I love how various events set me off on a tangent.
I recently got invited onto BBC Radio Suffolk, to talk to Wayne Bavin again, this time about a story of a woman in Derbyshire who found £3800 in an envelope and handed it into the police. We were discussing the benefits of doing good deeds and being kind.
What would you have done if you’d found the money? And how would you have felt if you had lost the money?! I’d like to think that the majority of people would have done the same.
By handing the money in, this lovely woman has done herself a huge favour. If she had kept the money, she would have had feelings of guilt going forward. Plus, whatever she’d spent it on would have reminded her that the money wasn’t hers to take.
But the long-term benefits of being kind and always doing the right thing are not only mental, but they are physical too.
Being kind increases the production of oxytocin which is the hormone responsible for feeling happy.
Another knock-on effect of oxytocin is that it triggers the release of nitric oxide.
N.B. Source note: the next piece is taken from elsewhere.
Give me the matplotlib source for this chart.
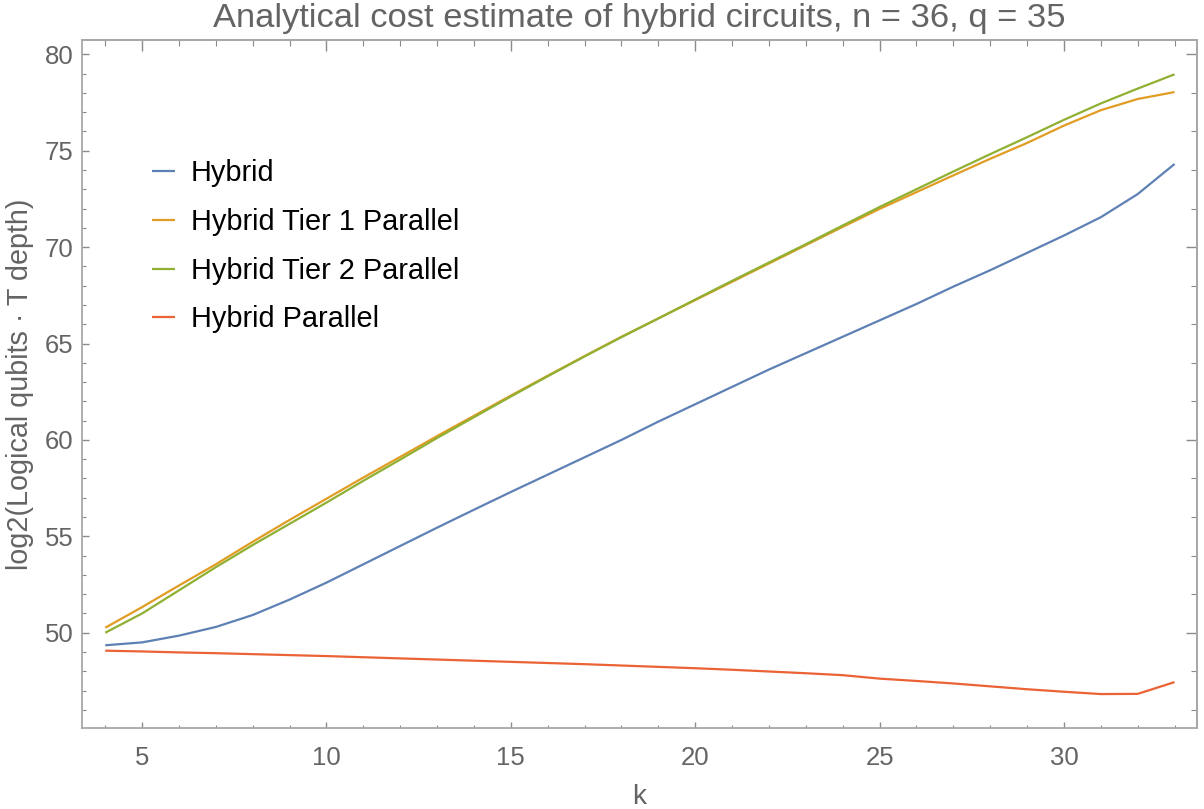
import matplotlib
matplotlib.use('Agg')
import matplotlib.pyplot as plt
from matplotlib.ticker import MultipleLocator, NullFormatter

plt.rcParams['font.family'] = ['Liberation Sans', 'DejaVu Sans']

# k values and log2(qubits * T depth) for each circuit variant
k = list(range(4, 34))

hybrid = [49.35, 49.50, 49.85, 50.30, 50.92, 51.72, 52.60, 53.55, 54.50, 55.45,
          56.38, 57.30, 58.20, 59.10, 60.00, 60.95, 61.85, 62.75, 63.65, 64.50,
          65.35, 66.20, 67.05, 67.95, 68.80, 69.70, 70.60, 71.55, 72.75, 74.31]

tier1 = [50.26, 51.33, 52.45, 53.55, 54.72, 55.85, 56.95, 58.05, 59.12, 60.20,
         61.25, 62.30, 63.33, 64.35, 65.35, 66.30, 67.25, 68.20, 69.15, 70.10,
         71.05, 71.98, 72.85, 73.72, 74.58, 75.40, 76.30, 77.10, 77.68, 78.04]

tier2 = [50.00, 51.00, 52.20, 53.40, 54.55, 55.65, 56.75, 57.88, 58.98, 60.10,
         61.18, 62.25, 63.30, 64.33, 65.33, 66.30, 67.28, 68.25, 69.20, 70.15,
         71.12, 72.08, 73.00, 73.92, 74.82, 75.70, 76.60, 77.45, 78.22, 78.96]

parallel = [49.07, 49.03, 48.98, 48.94, 48.89, 48.84, 48.79, 48.73, 48.67, 48.61,
            48.55, 48.49, 48.43, 48.37, 48.30, 48.23, 48.16, 48.08, 47.99, 47.90,
            47.80, 47.62, 47.50, 47.37, 47.22, 47.07, 46.94, 46.82, 46.83, 47.44]

labels = ['Hybrid', 'Hybrid Tier 1 Parallel', 'Hybrid Tier 2 Parallel', 'Hybrid Parallel']
colors = ['#5E81B5', '#E19C24', '#8FB032', '#EB6235']

frameGray = '#a8a8a8'
tickGray = '#8a8a8a'
textGray = '#646464'

fig = plt.figure(figsize=(12.04, 8.09), dpi=100)
ax = fig.add_axes([82 / 1204, 81 / 809, 1114.7 / 1204, 688 / 809])

for series, label, color in zip([hybrid, tier1, tier2, parallel], labels, colors):
	ax.plot(k, series, color=color, lw=1.6, label=label, solid_capstyle='butt')

ax.set_xlim(3.37, 33.6)
ax.set_ylim(45.06, 80.74)

for spine in ax.spines.values():
	spine.set_color(frameGray)
	spine.set_linewidth(1.3)

# bottom / left: labelled ticks, short, pointing inward
ax.xaxis.set_major_locator(MultipleLocator(5))
ax.xaxis.set_minor_locator(MultipleLocator(1))
ax.yaxis.set_major_locator(MultipleLocator(5))
ax.yaxis.set_minor_locator(MultipleLocator(1))
ax.tick_params(which='both', direction='in', color=tickGray, labelcolor=textGray,
               labelsize=18.5, top=False, right=False)
ax.tick_params(axis='x', which='major', length=4.5, width=1, pad=13)
ax.tick_params(axis='x', which='minor', length=2.5, width=0.8)
ax.tick_params(axis='y', which='major', length=5, width=1, pad=6)
ax.tick_params(axis='y', which='minor', length=3, width=0.8)

# top / right: unlabelled, longer ticks
top = ax.secondary_xaxis('top')
top.xaxis.set_major_locator(MultipleLocator(5))
top.xaxis.set_minor_locator(MultipleLocator(1))
top.xaxis.set_major_formatter(NullFormatter())
top.tick_params(which='both', direction='in', color=tickGray)
top.tick_params(which='major', length=8, width=1)
top.tick_params(which='minor', length=4, width=0.8)
top.spines['top'].set_color(frameGray)
top.spines['top'].set_linewidth(1.3)

right = ax.secondary_yaxis('right')
right.yaxis.set_major_locator(MultipleLocator(10))
right.yaxis.set_minor_locator(MultipleLocator(2))
right.yaxis.set_major_formatter(NullFormatter())
right.tick_params(which='both', direction='in', color=tickGray)
right.tick_params(which='major', length=8, width=1)
right.tick_params(which='minor', length=4.5, width=0.8)
right.spines['right'].set_color(frameGray)
right.spines['right'].set_linewidth(1.3)

ax.set_title('Analytical cost estimate of hybrid circuits, n = 36, q = 35',
             fontsize=24.8, color=textGray, pad=9.5)
ax.set_xlabel('k', fontsize=20, color=textGray, labelpad=10)
ax.set_ylabel('log2(Logical qubits \u00b7 T depth)', fontsize=20.7, color=textGray, labelpad=8)

ax.legend(loc='upper left', bbox_to_anchor=(0.0628, 0.827), frameon=False,
          fontsize=20.8, handlelength=0.78, handletextpad=0.56, labelspacing=0.72,
          borderpad=0, borderaxespad=0)

fig.savefig('out.png', dpi=100)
Which in turn dilates your blood vessels, lowering blood pressure and maintaining heart health.
Being kind lowers the stress hormone cortisol which, in turn, helps to regulate insulin (the key to addressing health issues). This leads to reduced anxiety and promotes endorphins which are a natural painkiller.
Kindness shows up in our brains reward centre too. And this lady was also rewarded by the person who lost the money and the police, so she had rewards all over the place!
People who volunteer for things regularly have been shown to live on average 44% longer. Wow, that is certainly an incentive for going out of your way to be nice.
The fact that this was published on the BBC might lead us to think that an act such as this is rare. But I don’t think it is. I left my wallet in a phone box (remember those?!) back in the early 90’s. I thought I’d never see it and the money in it, again. But a lovely kind person took it into a branch of my bank and I was reunited with it with everything as I’d left it.
Perhaps that’s why I would do the same thing. Kindness is paid forward. I suppose you could say it might work both ways. If you’d had a negative experience, you might behave in a similar way in the future.
But now that you know that actively looking for ways to be kind can help you live longer, you can be selfless and look out for yourself at the same time.